Despite such a dire pronunciation, they dug several feet without finding so much as a bone. Other than a break for dinner, they dug most of the night, without finding much. They only stopped because dawn was approaching, and his captive had begun to scream again. This time it sounded less like rage, though, and more like fear.
Simon supposed that the thing could destroy the amulet that was trapping it. If it were intelligent, it would have done that hours before. Instead, it acted like a caged wolf, clawing at a barrier it couldn’t understand. Simon didn’t really understand it either, but as the run rose, and its rays touched the pit, the thing grew louder for a moment, then it was completely silent.
Varten looked at Simon expectantly, so he eventually said, “It’s dead, probably. We’ll know come nightfall, one way or the other.” The two of them took a short nap, then, in the shade of a wall, while it was still cool. Simon had built his amulet to run for two or three days at steady output. If the thing was merely slumbering the day away, they wouldn’t be caught unawares.
Despite Simon’s worsening pain, after noon they started digging again, and Simon noted that his dowsing rod pointed under the building they were digging beside, not deeper. That simplified things; if the direction was just ever downward, he might have given up. It wasn’t safe to go much deeper without scaffolding, but they seemed to be digging toward some long-abandoned cellar. That was intriguing, and for an hour, Simon dreamed that he might find some long-abandoned magic experiment that could teach him a thing or two.
Then they started finding the bones. Most of them were chewed or broken; all of them were charred. Past a certain point, the terrain became more bones than sand, which was grisly, even for Simon. He sent Varten to find more dung for the fire, and leave this part to him. Then he used his dowsing rod to determine exactly where the sister’s remains were; those he’d take back with them. As he dug, though, he found little to make sense of.
There was no intelligence here. There was just enough structure to make him think of ants or termites, but that was it. It was like he was carving his way through a hairball or owl pellet made of the broken bones of a hundred corpses.
Simon did not share that metaphor when it was dinner time. Instead, they ate and waited patiently for their prisoner’s keening wail to resume. When that didn’t happen, he pronounced it dead and went back to digging, determined to get to the center of his charred ossuary.
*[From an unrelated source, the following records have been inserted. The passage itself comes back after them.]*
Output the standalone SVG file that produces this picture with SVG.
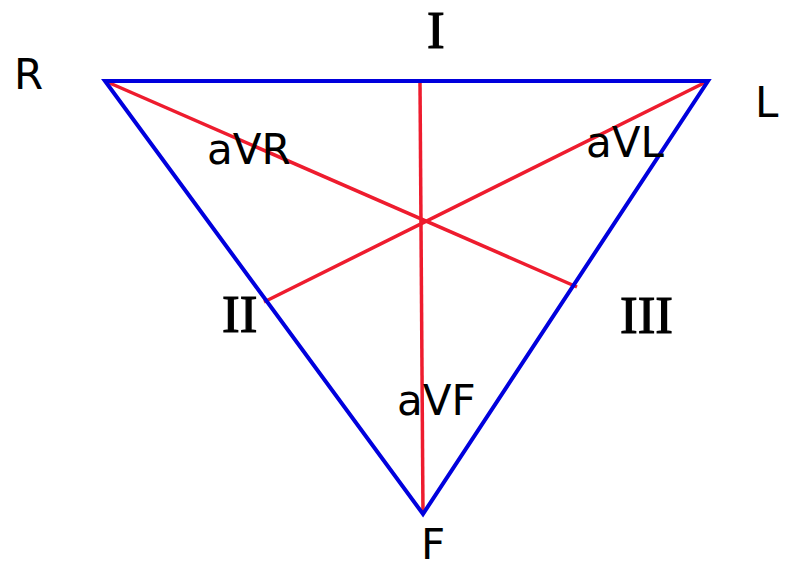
<svg xmlns="http://www.w3.org/2000/svg" width="785" height="568" viewBox="0 0 785 568">
<style>
.blue{stroke:#0000dd;stroke-width:4;fill:none;stroke-linejoin:miter}
.red{stroke:#ee1c2e;stroke-width:3.5;fill:none}
text{font-family:"DejaVu Sans",Verdana,sans-serif;font-size:42px;fill:#000}
text.roman{font-family:"Liberation Serif","Times New Roman",serif;font-size:53px;stroke:#000;stroke-width:1.2}
</style>
<rect width="785" height="568" fill="#fff"/>
<g id="connectors">
<line class="red" x1="105" y1="81" x2="577" y2="287"/>
<line class="red" x1="708" y1="81" x2="264" y2="302"/>
<line class="red" x1="420" y1="82" x2="423" y2="514"/>
<polygon class="blue" points="105,81 708,81 423,514"/>
</g>
<g id="R"><text x="14" y="89">R</text></g>
<g id="I"><text class="roman" x="427" y="48">I</text></g>
<g id="L"><text x="755" y="117">L</text></g>
<g id="aVR"><text x="207" y="164">aVR</text></g>
<g id="aVL"><text x="586" y="157">aVL</text></g>
<g id="II"><text class="roman" x="222" y="332">II</text></g>
<g id="III"><text class="roman" x="620" y="333">III</text></g>
<g id="aVF"><text x="397" y="415">aVF</text></g>
<g id="F"><text x="421" y="559">F</text></g>
</svg>
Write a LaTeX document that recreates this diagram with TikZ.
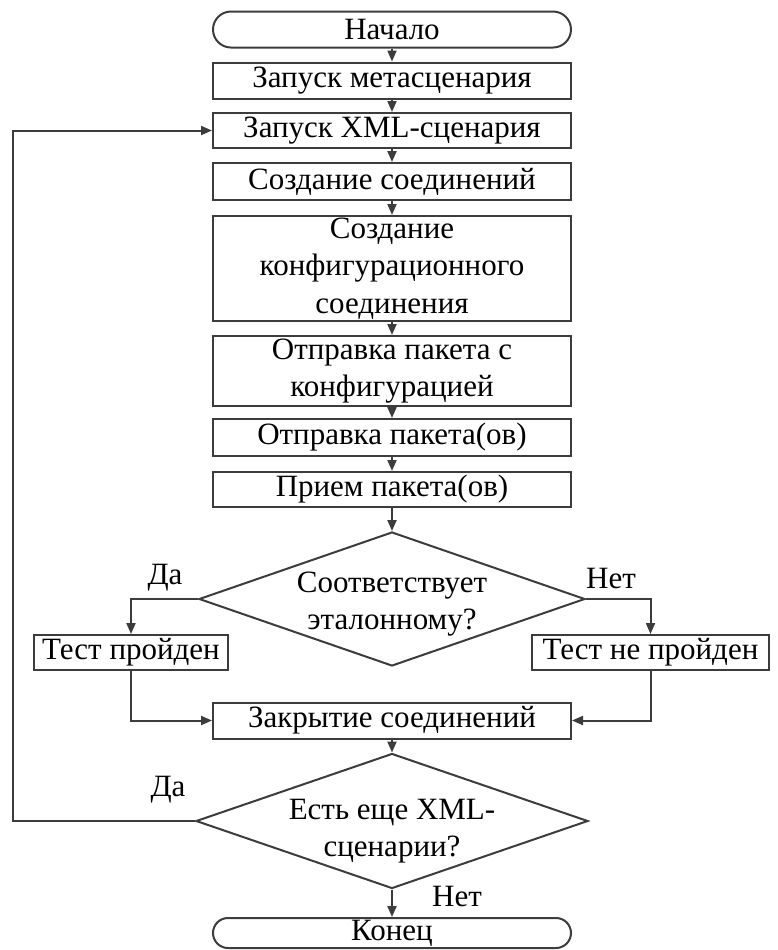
\documentclass[tikz,border=0pt]{standalone}
\usepackage{fontspec}
\setmainfont{Liberation Serif}
\usetikzlibrary{arrows.meta, shapes.geometric, shapes.misc}
\definecolor{linegray}{HTML}{3C3C3C}

\tikzset{
    every node/.style={font=\fontsize{15.5pt}{18.75pt}\selectfont, text=black},
    stepbox/.style={draw=linegray, line width=1pt, rectangle, minimum width=179pt, inner sep=0pt, align=center},
    termbox/.style={draw=linegray, line width=1pt, rounded rectangle, minimum width=179pt, minimum height=18pt, inner sep=0pt},
    testbox/.style={draw=linegray, line width=1pt, rectangle, minimum height=17.5pt, inner sep=0pt},
    decide/.style={draw=linegray, line width=1pt, diamond, aspect=2.9, inner sep=0pt},
    flow/.style={draw=linegray, line width=1pt, -{Triangle[length=5.5pt, width=4.5pt]}}
}

\begin{document}
\begin{tikzpicture}[x=0.5pt, y=-0.5pt]
    \useasboundingbox (0,0) rectangle (778,950);

    % main column
    \node[termbox] (start) at (392, 29.5) {Начало};
    \node[stepbox, minimum height=18pt] (launchmeta) at (392, 80.5) {Запуск метасценария};
    \node[stepbox, minimum height=17.5pt] (launchxml) at (392, 130.5) {Запуск XML-сценария};
    \node[stepbox, minimum height=18.5pt] (mkconn) at (392, 181.5) {Создание соединений};
    \node[stepbox, minimum height=52.5pt] (mkcfg) at (392, 268.5) {Создание\\конфигурационного\\соединения};
    \node[stepbox, minimum height=35pt] (sendcfg) at (392, 371) {Отправка пакета с\\конфигурацией};
    \node[stepbox, minimum height=18.5pt] (sendpkt) at (392, 437.5) {Отправка пакета(ов)};
    \node[stepbox, minimum height=17.5pt] (recvpkt) at (392, 489.5) {Прием пакета(ов)};

    % first decision
    \node[decide, minimum width=193pt, minimum height=67pt] (match) at (392, 599) {};
    \node[align=center] (matchtext) at (392, 604) {Соответствует\\эталонному?};
    \node[testbox, minimum width=97pt] (passed) at (131, 652.5) {Тест пройден};
    \node[testbox, minimum width=118.5pt] (failed) at (650.5, 652.5) {Тест не пройден};
    \node[stepbox, minimum height=18pt] (closeconn) at (392, 720.5) {Закрытие соединений};

    % second decision
    \node[decide, minimum width=196pt, minimum height=67.5pt] (more) at (392, 821) {};
    \node[align=center] (moretext) at (392, 831) {Есть еще XML-\\сценарии?};
    \node[termbox, minimum height=15pt] (finish) at (392, 933) {Конец};
    \coordinate (loopcorner) at (13, 821);

    % labels
    \node (yes1) at (165, 578) {Да};
    \node (no1) at (611, 578) {Нет};
    \node (yes2) at (168, 790) {Да};
    \node (no2) at (457, 896) {Нет};

    \draw[flow] (start) -- (launchmeta);
    \draw[flow] (launchmeta) -- (launchxml);
    \draw[flow] (launchxml) -- (mkconn);
    \draw[flow] (mkconn) -- (mkcfg);
    \draw[flow] (mkcfg) -- (sendcfg);
    \draw[flow] (sendcfg) -- (sendpkt);
    \draw[flow] (sendpkt) -- (recvpkt);
    \draw[flow] (recvpkt) -- (match);
    \draw[flow] (match.west) -| (passed.north);
    \draw[flow] (match.east) -| (failed.north);
    \draw[flow] (passed.south) |- (closeconn.west);
    \draw[flow] (failed.south) |- (closeconn.east);
    \draw[flow] (closeconn) -- (more);
    \draw[flow] (more.west) -- (loopcorner) |- (launchxml.west);
    \draw[flow] (more.south) -- (finish.north);
\end{tikzpicture}
\end{document}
By the time Simon reached the hollow, cavern-like structure in the middle, he was covered in sand and ash. Still, he pressed deeper with a torch and found a real horror show. It wasn't just the pieces of bodies here that he found disturbing; it was the symbols. They weren't words of power, not quite anyway. They looked like them, though, in places. It reminded him of the marks he'd see in goblin warrens, only there were clawed carving and burn marks instead of shit-smeared images.
Except for the lack of a summoning circle and the scent of sulfur, Simon would have been sure this was some kind of demonic den; likewise, the thing’s fiery nature ruled out some kind of undead wraith, which would have made a great deal of sense otherwise.
“What does that leave?” he asked himself. “Elemental? Fae?”
He was at a loss, and after using a mirror to take a few pictures for later sketches, he limped back to his guttering campfire and sleeping squire with the bones of Sister Elzbin in the shreds of her robes for a night of restless sleep. Simon was fairly sure that besides Helades, there were no gods in this world, but that didn’t stop him from saying a prayer for the poor soul as he tucked her remains into his saddlebags.
His leg spent half the night throbbing, but in the morning, they left at first light, heading back north. Even though Simon’s first priority probably should have been a healer for better herbs and a second look, what he really wanted was a good inn. A few stiff drinks and a decent bath would do more to help him than any medical treatment. He was absolutely filthy on top of everything else. He hoped for a quiet trip back through the desert, but those were rare enough, and he was sure they’d find some other trouble on the way.